▸ Given exercise
Extract, in full, the lines below, beginning at the first and ending with the line that contains "const yTicks = [60, 70, 80, 90, 100];". Pictures do not belong in the copy.

____ Supplied information

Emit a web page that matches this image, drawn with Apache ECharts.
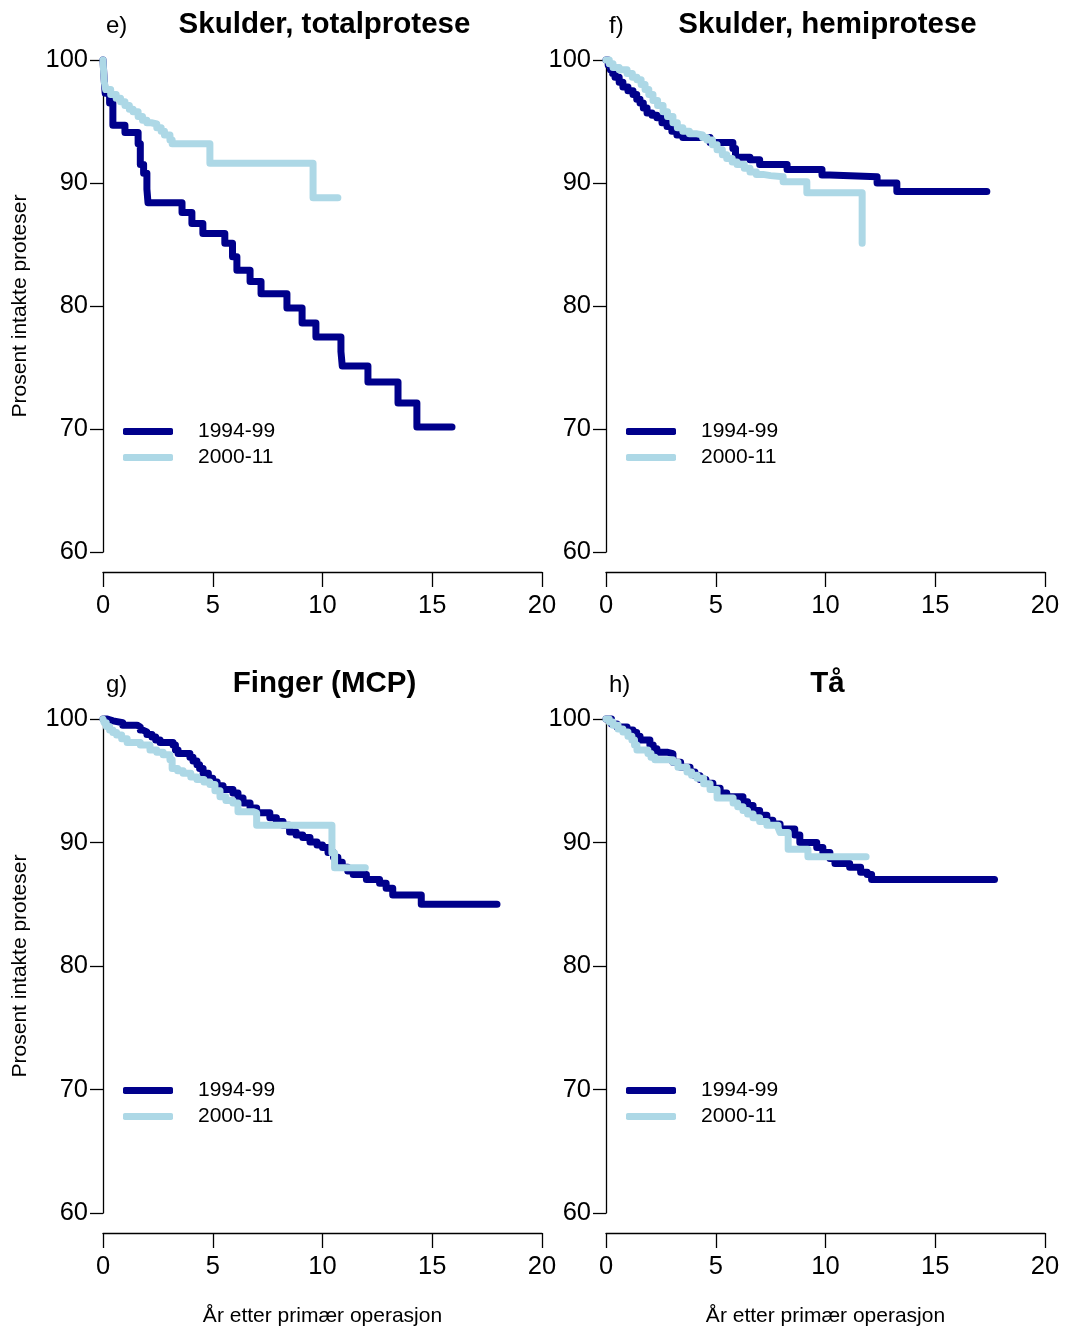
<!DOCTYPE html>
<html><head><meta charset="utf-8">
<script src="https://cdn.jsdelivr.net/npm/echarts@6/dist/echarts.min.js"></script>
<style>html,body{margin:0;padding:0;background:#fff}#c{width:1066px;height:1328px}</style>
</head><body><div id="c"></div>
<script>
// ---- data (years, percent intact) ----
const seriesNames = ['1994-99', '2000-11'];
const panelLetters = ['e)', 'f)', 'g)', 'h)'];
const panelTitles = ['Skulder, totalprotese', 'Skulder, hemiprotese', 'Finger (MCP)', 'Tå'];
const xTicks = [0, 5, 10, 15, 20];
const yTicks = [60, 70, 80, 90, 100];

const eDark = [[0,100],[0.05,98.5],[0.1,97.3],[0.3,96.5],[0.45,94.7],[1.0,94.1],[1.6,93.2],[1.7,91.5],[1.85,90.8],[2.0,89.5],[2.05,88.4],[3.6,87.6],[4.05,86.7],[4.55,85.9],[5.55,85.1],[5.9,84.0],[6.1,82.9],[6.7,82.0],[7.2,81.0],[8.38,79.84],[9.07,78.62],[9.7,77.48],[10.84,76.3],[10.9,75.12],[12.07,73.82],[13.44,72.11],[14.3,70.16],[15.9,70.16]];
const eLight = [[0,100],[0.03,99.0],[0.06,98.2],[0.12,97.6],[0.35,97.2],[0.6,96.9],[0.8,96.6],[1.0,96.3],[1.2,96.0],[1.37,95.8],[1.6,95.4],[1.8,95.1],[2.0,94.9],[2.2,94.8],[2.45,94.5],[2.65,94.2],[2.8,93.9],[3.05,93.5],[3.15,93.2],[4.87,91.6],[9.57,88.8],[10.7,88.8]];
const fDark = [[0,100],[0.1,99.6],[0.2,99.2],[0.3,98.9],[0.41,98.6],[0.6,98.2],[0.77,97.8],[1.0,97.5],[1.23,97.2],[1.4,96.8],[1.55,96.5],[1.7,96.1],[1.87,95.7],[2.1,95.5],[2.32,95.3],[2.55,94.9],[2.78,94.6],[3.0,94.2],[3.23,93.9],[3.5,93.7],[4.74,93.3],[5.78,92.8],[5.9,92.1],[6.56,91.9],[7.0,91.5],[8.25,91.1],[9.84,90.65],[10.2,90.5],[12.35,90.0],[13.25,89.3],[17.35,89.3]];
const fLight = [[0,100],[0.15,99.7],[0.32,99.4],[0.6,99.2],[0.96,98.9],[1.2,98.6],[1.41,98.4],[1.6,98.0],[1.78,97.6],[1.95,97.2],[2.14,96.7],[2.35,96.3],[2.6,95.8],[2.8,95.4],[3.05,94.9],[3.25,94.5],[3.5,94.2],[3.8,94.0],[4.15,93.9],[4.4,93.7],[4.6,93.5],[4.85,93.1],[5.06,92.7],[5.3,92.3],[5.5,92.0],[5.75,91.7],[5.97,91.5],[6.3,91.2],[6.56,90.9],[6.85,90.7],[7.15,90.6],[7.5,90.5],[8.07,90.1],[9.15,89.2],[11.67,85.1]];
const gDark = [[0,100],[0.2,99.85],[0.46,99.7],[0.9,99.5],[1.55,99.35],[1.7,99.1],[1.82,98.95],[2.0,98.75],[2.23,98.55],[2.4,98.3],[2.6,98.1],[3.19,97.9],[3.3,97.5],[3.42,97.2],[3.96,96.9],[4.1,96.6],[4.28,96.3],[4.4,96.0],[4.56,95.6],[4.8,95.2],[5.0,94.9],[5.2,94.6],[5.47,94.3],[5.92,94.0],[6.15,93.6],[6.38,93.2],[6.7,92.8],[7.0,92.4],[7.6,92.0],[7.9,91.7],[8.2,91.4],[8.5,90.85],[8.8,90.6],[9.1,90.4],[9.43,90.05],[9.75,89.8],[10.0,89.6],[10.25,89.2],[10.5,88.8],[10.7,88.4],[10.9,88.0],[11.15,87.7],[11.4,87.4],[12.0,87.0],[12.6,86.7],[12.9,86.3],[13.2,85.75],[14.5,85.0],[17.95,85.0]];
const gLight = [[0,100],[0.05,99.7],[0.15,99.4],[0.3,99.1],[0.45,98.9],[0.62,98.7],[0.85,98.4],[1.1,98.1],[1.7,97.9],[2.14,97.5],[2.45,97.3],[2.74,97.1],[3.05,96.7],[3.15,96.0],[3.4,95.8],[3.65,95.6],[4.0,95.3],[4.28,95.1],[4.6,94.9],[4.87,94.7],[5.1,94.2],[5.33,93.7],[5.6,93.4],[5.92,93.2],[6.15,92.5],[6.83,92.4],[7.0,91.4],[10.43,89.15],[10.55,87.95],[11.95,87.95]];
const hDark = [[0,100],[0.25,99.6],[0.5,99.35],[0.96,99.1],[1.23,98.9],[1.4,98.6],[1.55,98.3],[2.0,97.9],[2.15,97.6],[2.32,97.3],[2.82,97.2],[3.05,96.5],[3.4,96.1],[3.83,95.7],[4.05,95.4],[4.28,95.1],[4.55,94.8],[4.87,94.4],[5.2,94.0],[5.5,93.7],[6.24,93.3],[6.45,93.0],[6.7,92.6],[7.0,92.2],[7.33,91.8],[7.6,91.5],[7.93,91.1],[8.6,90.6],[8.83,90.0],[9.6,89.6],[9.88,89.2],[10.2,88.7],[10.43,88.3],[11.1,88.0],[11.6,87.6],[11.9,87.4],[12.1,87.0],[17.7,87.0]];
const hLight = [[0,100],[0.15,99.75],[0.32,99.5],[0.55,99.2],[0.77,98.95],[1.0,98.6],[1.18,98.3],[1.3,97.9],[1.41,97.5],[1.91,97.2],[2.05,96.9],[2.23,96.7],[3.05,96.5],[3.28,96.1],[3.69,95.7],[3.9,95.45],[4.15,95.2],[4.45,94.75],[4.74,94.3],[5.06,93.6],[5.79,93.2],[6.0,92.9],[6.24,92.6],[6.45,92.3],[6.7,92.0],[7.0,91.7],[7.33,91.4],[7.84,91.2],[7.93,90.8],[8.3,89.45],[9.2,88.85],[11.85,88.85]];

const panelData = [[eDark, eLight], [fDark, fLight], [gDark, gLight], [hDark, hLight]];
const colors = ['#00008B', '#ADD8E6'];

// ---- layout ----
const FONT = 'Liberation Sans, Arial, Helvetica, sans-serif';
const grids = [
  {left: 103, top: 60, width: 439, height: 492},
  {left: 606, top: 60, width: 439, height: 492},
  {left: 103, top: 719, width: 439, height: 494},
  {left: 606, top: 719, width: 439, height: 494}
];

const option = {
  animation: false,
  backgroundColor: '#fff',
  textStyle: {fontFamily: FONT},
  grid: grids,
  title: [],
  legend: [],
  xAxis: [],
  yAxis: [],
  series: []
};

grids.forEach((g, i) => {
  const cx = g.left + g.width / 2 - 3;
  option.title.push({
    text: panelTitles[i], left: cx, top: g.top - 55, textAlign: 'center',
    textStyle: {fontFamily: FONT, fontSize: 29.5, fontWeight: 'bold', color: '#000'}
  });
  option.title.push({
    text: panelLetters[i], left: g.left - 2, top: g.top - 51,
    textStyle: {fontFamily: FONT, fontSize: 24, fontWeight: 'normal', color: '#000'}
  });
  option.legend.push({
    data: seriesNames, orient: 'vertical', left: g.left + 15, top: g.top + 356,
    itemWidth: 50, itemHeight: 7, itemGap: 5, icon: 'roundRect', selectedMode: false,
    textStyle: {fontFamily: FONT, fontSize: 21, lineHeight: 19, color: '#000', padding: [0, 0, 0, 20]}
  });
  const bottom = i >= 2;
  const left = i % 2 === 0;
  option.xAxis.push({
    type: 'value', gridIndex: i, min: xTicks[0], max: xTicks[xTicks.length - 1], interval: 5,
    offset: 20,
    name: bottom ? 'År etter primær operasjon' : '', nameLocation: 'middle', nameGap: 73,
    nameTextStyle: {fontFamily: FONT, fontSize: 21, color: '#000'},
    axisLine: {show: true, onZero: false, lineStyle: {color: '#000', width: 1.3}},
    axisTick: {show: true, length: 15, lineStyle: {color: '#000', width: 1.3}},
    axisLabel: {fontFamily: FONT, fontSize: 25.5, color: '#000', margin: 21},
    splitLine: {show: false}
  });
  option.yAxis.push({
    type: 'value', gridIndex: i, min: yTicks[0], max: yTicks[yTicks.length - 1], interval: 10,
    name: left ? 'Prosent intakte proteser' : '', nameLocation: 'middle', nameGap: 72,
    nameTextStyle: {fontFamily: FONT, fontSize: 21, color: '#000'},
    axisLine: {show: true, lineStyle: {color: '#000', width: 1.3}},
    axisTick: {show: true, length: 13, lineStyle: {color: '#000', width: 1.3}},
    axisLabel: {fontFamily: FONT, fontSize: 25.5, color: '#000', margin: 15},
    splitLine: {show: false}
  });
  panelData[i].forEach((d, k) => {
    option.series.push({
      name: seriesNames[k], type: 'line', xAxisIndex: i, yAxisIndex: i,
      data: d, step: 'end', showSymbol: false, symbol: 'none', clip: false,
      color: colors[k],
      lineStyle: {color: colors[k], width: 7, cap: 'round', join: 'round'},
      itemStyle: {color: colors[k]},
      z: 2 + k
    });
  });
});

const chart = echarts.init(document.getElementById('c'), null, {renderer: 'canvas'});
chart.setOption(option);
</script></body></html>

________

▸ Result for this exercise
Emit a web page that matches this image, drawn with Apache ECharts.
<!DOCTYPE html>
<html><head><meta charset="utf-8">
<script src="https://cdn.jsdelivr.net/npm/echarts@6/dist/echarts.min.js"></script>
<style>html,body{margin:0;padding:0;background:#fff}#c{width:1066px;height:1328px}</style>
</head><body><div id="c"></div>
<script>
// ---- data (years, percent intact) ----
const seriesNames = ['1994-99', '2000-11'];
const panelLetters = ['e)', 'f)', 'g)', 'h)'];
const panelTitles = ['Skulder, totalprotese', 'Skulder, hemiprotese', 'Finger (MCP)', 'Tå'];
const xTicks = [0, 5, 10, 15, 20];
const yTicks = [60, 70, 80, 90, 100];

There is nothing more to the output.